To avoid it: Take turns managing money and bills so your shared finances are transparent to you both.

Not talking about money

Working towards shared monetary goals brings financial rewards. Lea encourages having regular chats about money. “It allows you to gain clarity and awareness, helping to guide bigger life decisions like, for example, whether you’ll take that job promotion,” she says.

To avoid it: Get on the same page about money. Work out together what you want your money to do for you and what sacrifices you’re prepared to make in order for that to happen. That’s teamwork!

Not enough insurance & not having a will

People insure their cars, homes and pets, but often income protection is something that’s overlooked. Do you have adequate insurance so you and/or your partner would be OK if you couldn’t work because of an injury?

The other issue is having a detailed up-to-date will or, in fact, any will at all. A joint 2015 research project by the University of Queensland, Queensland University of Technology and Victoria University showed that only 59 per cent of Australians have a will.

To avoid it: Plan a money date night (try and make it romantic), discuss your wishes and get the ball rolling with the professionals.

Income insecurity

Fear around earnings and income is a big issue for many. Current unemployment rates stand at 5.6 percent.
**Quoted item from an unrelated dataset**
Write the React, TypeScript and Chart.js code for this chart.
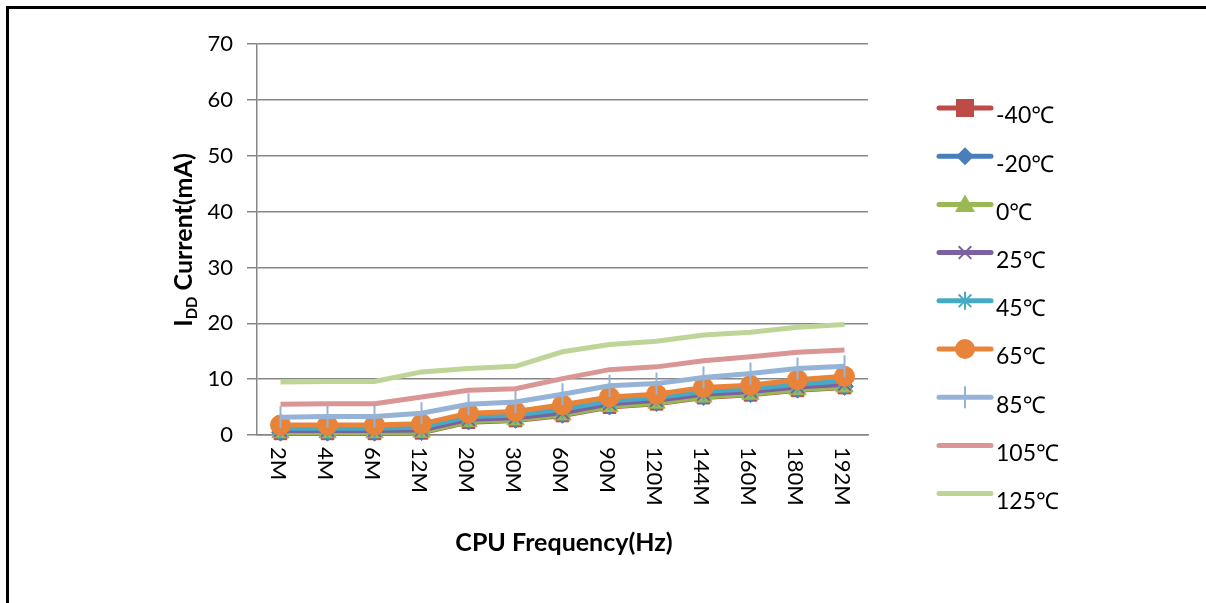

Coupled with changing technology, merging conglomerates and the increasing casual employment that employers seem to favour in today’s economic climate, the shape of the workforce is changing, and, with it, job security.

Fiona says individuals have different ways of handling job uncertainty and this can lead to friction. “Some will just sit tight, others stock up and prepare and plan, and some live for the now and spend what they have,” she says.

It’s important to share your fears and uncertainty. “Be honest. Say you’re worried what the future might look like. Ask what you can do now to talk about it,” she says. “Work as a team and invite the other person into the problem to solve it together.”

To avoid it: Be practical. Assess your finances.“Knowing what’s coming in and going out can give you a bit of certainty when the future is unclear,” says Fiona.